The Wisconsin State Journal reported Tuesday that candidates vying to get on this fall's ballot are complaining the GAB is rejecting an unusual number of signatures because they weren't printed. The paper reviewed 90 names the GAB struck from one candidate's papers and found several legible examples.
Rep. Kathleen Bernier, a Chippewa Falls Republican who chairs the Assembly Campaign and Elections Committee, said the GAB is going too far and plans to ask the board at its June 10 meeting to stop staff from determining what is and isn't printed and to instead determine what is readable.
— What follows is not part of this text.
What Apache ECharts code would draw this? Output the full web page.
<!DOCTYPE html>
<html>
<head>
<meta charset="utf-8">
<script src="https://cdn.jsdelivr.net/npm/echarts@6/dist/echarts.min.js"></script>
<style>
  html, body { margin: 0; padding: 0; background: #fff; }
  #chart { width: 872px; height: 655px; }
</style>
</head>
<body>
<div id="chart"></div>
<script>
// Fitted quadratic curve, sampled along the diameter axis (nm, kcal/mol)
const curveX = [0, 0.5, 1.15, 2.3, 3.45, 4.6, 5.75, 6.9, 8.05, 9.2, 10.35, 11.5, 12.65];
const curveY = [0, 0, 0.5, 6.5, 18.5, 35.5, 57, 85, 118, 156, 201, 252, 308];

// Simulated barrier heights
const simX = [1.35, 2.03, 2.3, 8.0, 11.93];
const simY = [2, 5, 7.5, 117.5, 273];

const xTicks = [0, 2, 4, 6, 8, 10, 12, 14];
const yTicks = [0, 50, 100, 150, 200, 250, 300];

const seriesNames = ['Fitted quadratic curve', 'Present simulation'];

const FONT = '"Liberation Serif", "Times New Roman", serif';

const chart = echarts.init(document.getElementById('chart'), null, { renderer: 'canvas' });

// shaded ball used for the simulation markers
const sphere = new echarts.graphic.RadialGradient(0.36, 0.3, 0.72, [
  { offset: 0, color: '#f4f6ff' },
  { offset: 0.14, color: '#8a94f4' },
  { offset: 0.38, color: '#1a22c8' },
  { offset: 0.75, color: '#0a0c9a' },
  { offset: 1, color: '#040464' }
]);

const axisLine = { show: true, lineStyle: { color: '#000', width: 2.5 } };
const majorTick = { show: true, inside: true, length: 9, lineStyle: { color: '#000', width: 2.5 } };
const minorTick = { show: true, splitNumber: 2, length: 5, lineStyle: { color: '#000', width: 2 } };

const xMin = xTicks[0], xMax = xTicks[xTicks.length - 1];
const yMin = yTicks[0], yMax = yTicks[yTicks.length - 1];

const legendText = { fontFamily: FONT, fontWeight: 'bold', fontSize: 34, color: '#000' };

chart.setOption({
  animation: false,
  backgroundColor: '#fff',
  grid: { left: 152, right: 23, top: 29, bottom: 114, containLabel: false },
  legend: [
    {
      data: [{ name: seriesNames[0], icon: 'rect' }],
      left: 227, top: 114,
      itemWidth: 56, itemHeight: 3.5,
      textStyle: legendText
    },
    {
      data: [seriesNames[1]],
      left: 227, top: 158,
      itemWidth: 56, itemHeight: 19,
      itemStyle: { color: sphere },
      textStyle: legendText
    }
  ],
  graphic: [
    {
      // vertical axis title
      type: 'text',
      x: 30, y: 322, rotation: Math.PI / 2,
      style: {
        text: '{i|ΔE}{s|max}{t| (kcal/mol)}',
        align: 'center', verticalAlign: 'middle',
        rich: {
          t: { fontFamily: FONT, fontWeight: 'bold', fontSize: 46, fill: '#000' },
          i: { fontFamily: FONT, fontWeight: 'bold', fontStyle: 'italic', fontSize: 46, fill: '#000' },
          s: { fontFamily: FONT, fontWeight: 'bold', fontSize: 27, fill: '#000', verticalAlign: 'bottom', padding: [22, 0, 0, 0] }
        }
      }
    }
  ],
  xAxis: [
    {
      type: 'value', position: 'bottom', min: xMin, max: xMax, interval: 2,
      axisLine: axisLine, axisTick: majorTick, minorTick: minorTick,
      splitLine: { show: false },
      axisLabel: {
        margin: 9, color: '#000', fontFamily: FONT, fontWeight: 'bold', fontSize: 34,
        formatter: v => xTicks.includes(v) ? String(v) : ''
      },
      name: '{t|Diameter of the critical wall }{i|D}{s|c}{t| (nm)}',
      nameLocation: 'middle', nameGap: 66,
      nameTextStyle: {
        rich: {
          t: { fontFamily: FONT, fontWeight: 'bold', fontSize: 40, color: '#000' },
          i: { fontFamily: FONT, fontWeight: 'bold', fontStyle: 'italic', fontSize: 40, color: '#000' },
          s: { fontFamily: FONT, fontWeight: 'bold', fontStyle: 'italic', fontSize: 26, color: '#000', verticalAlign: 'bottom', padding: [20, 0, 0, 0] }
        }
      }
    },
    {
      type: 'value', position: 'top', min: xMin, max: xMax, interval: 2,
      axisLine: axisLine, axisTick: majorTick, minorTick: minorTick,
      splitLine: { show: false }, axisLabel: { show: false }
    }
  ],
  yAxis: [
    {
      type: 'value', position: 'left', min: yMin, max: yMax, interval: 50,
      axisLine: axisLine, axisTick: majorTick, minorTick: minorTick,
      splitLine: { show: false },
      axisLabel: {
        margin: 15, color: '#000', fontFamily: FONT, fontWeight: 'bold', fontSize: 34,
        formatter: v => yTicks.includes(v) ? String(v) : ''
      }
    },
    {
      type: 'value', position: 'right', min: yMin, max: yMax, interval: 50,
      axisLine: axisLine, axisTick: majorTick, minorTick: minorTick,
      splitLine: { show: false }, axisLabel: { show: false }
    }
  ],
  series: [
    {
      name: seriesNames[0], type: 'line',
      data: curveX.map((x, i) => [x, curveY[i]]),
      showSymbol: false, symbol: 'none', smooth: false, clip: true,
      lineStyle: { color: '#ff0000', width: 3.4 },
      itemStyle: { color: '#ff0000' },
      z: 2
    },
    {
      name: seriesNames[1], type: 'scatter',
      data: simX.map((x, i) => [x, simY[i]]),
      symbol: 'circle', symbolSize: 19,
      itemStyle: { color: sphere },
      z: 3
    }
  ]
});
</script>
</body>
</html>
GAB spokesman Reid Magney says the board believes the law means names must be printed as well as legible.
"Our interpretation is that to qualify, a name must be both printed and legible," Magney said. "Cursive handwriting, no matter how legible, is not printed."
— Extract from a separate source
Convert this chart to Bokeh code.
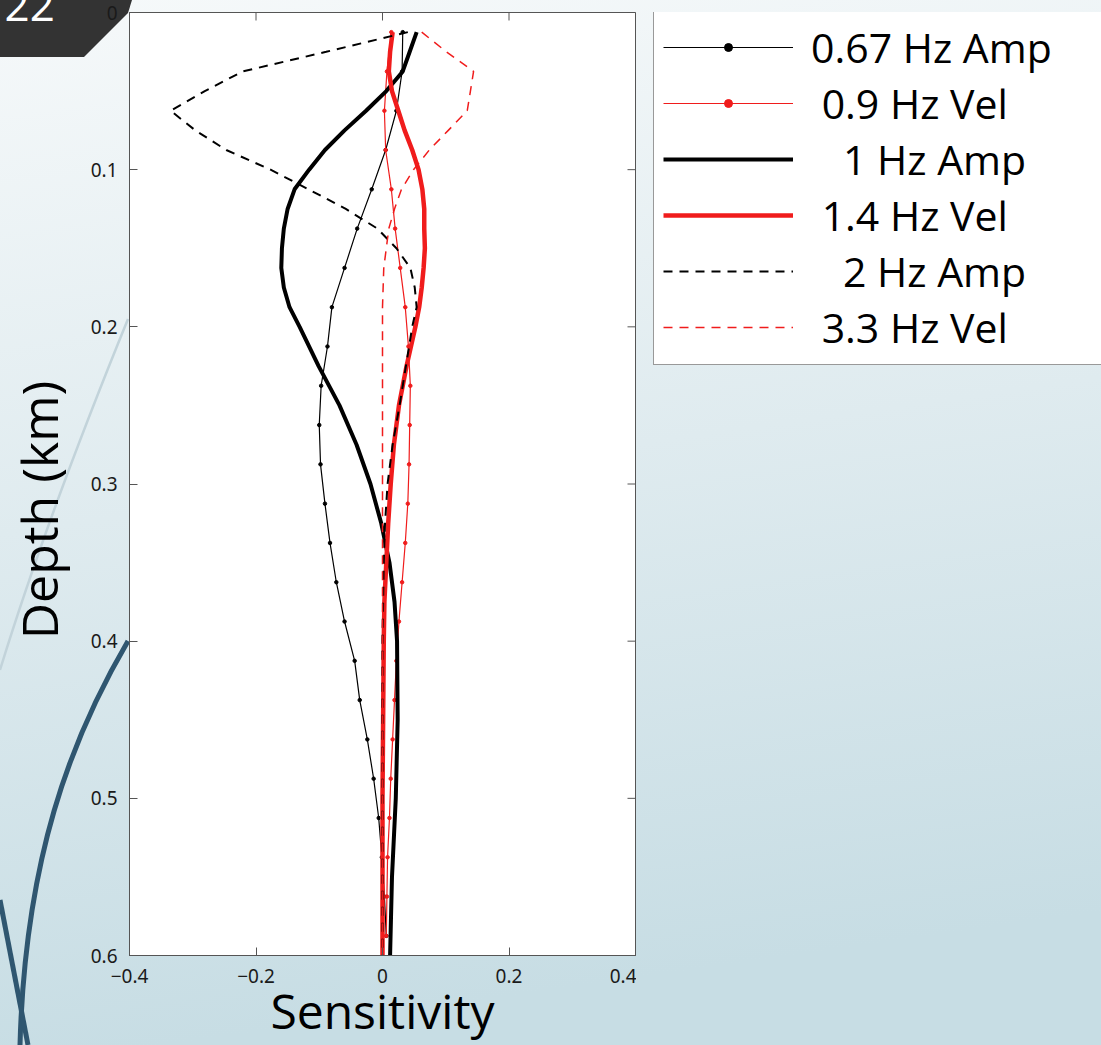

No candidates fell below the minimum number of signatures because of legibility issues, said GAB attorney Mike Haas.
Craig Krueger, who is running as an independent for the Assembly, filed 237 nomination signatures on Monday using old forms that have a space for signers to print their names. A GAB official told him all his signatures were invalid and he's off the ballot, he said. Krueger said he printed out old nomination forms without space for a printed name from the GAB website in March, a month before the agency issued new forms based on the law.
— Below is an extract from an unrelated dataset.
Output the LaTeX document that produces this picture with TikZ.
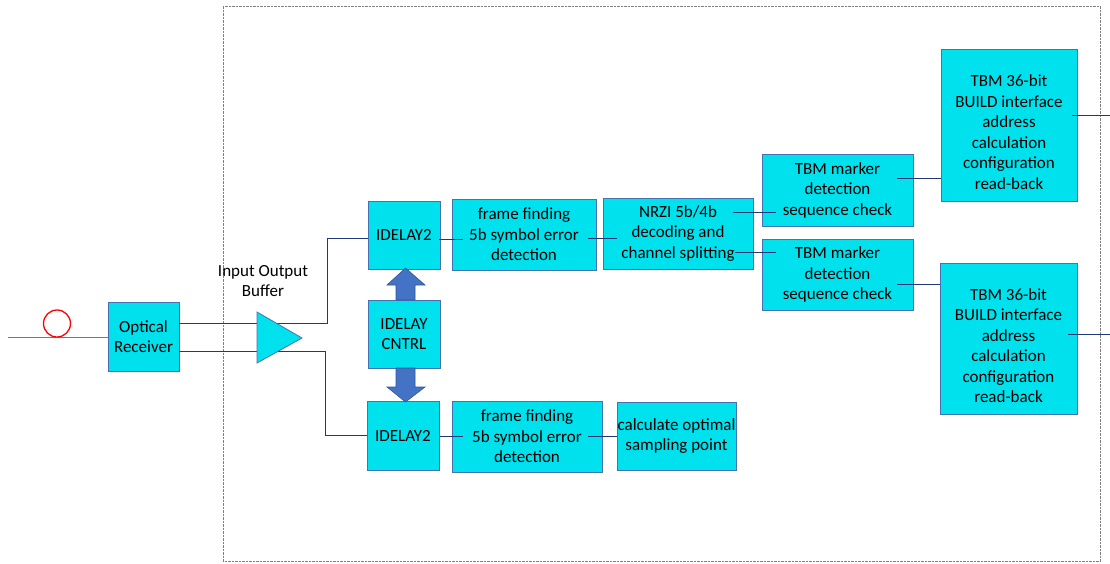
\documentclass[tikz,border=0pt]{standalone}
\usepackage{fontspec}
\setmainfont{Carlito}
\definecolor{boxfill}{RGB}{0,225,238}
\definecolor{boxline}{RGB}{70,114,180}
\definecolor{connline}{RGB}{31,56,120}
\definecolor{arrfill}{RGB}{68,114,196}
\definecolor{arrline}{RGB}{47,85,151}
\tikzset{
  blk/.style={draw=boxline, fill=boxfill, line width=0.8pt, inner sep=0pt, align=center,
    font=\fontsize{17}{20.5}\selectfont},
  txt/.style={inner sep=0pt, align=center, font=\fontsize{17}{20.5}\selectfont},
  conn/.style={draw=connline, line width=0.9pt},
  blockarrow/.style={fill=arrfill, draw=arrline, line width=0.6pt},
  dashbox/.style={draw=gray, line width=0.6pt, dash pattern=on 2.5pt off 1pt},
}
\begin{document}
\begin{tikzpicture}[x=1pt,y=-1pt]
\useasboundingbox (0,0) rectangle (1110,563);
% outer dashed frame
\draw[dashbox] (223,6) rectangle (1100,561);
% optical fibre
\draw[red!75, line width=1pt] (8,337) -- (108,337);
\draw[red, line width=1.3pt] (57,323.5) circle (13.5);
% boxes
\node[blk, minimum width=71pt, minimum height=69pt] (opt) at (143.5,336.5) {Optical\\Receiver};
\node[blk, minimum width=72pt, minimum height=68pt] (id1) at (404,235) {IDELAY2};
\node[blk, minimum width=144pt, minimum height=71pt] (ff1) at (524,234.5) {frame finding\\5b symbol error\\detection};
\node[blk, minimum width=150pt, minimum height=71pt] (nrzi) at (678,233.5) {NRZI 5b/4b\\decoding and\\channel splitting};
\node[blk, minimum width=151pt, minimum height=72pt] (tbm1) at (837.5,190) {TBM marker\\detection\\sequence check};
\node[blk, minimum width=151pt, minimum height=71pt] (tbm2) at (837.5,274.5) {TBM marker\\detection\\sequence check};
\node[blk, minimum width=136pt, minimum height=152pt] (b1) at (1009,125) {};
\node[txt] (b1t) at ([yshift=-7pt]b1.center) {TBM 36-bit\\BUILD interface\\address\\calculation\\configuration\\read-back};
\node[blk, minimum width=137pt, minimum height=151pt] (b2) at (1008.5,338.5) {};
\node[txt] (b2t) at ([yshift=-7pt]b2.center) {TBM 36-bit\\BUILD interface\\address\\calculation\\configuration\\read-back};
\node[blk, minimum width=72pt, minimum height=68pt] (cntrl) at (404,334) {IDELAY\\CNTRL};
\node[blk, minimum width=72pt, minimum height=69pt] (id2) at (403,435.5) {IDELAY2};
\node[blk, minimum width=150pt, minimum height=71pt] (ff2) at (527,436.5) {frame finding\\5b symbol error\\detection};
\node[blk, minimum width=119pt, minimum height=68pt] (calc) at (676.5,436) {calculate optimal\\sampling point};
% lines from receiver through buffer
\draw[conn] ([yshift=13.5pt]opt.east) -- (327,323) |- ([yshift=-3pt]id1.west);
\draw[conn] ([yshift=-14.5pt]opt.east) -- (325,351) |- (id2.west);
% buffer triangle
\draw[fill=boxfill, draw=boxline, line width=0.8pt] (257,312) -- (302,338) -- (257,363) -- cycle;
\node[txt] (buflabel) at (263,281) {Input Output\\Buffer};
% block arrows
\draw[blockarrow] (396,300) -- (396,285) -- (387,285) -- (405.5,268) -- (425,285) -- (415,285) -- (415,300) -- cycle;
\draw[blockarrow] (396,368) -- (396,387) -- (387,387) -- (405.5,402) -- (425,387) -- (415,387) -- (415,368) -- cycle;
% connectors
\draw[conn] ([xshift=-1pt,yshift=-4pt]id1.east) -- ([xshift=11pt,yshift=-4.5pt]ff1.west);
\draw[conn] ([xshift=-8pt,yshift=-3.5pt]ff1.east) -- ([xshift=14pt,yshift=-4.5pt]nrzi.west);
\draw[conn] ([xshift=-20pt,yshift=21.5pt]nrzi.east) -- ([xshift=14pt,yshift=-22pt]tbm1.west);
\draw[conn] ([xshift=-18pt,yshift=-18.5pt]nrzi.east) -- ([xshift=14pt,yshift=22.5pt]tbm2.west);
\draw[conn] ([xshift=-16pt,yshift=12pt]tbm1.east) -- ([yshift=-53pt]b1.west);
\draw[conn] ([xshift=-16pt,yshift=-9.5pt]tbm2.east) -- ([yshift=54.5pt]b2.west);
\coordinate (out1) at (1110,115);
\coordinate (out2) at (1110,334);
\draw[conn] ([xshift=-5pt,yshift=10pt]b1.east) -- (out1);
\draw[conn] ([xshift=-9pt,yshift=4.5pt]b2.east) -- (out2);
\draw[conn] ([xshift=1pt,yshift=-0.5pt]id2.east) -- ([xshift=11pt,yshift=0.5pt]ff2.west);
\draw[conn] ([xshift=-14pt,yshift=0.5pt]ff2.east) -- (calc.west);
\end{tikzpicture}
\end{document}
Barry Nelson, a Manitowoc Republican running for the state Senate, turned in 470 signatures but the GAB said he had only 369 valid names, leaving him 31 signatures short of getting on the ballot. Nelson said a GAB staff member told him many of the names were stricken because of an illegibly printed name.
"If you can make out the name," Nelson said, "who cares if it's squiggly?"
Nelson could rehabilitate 24 of those signatures because of the printing issue, still leaving him seven short of getting on the ballot, Magney said.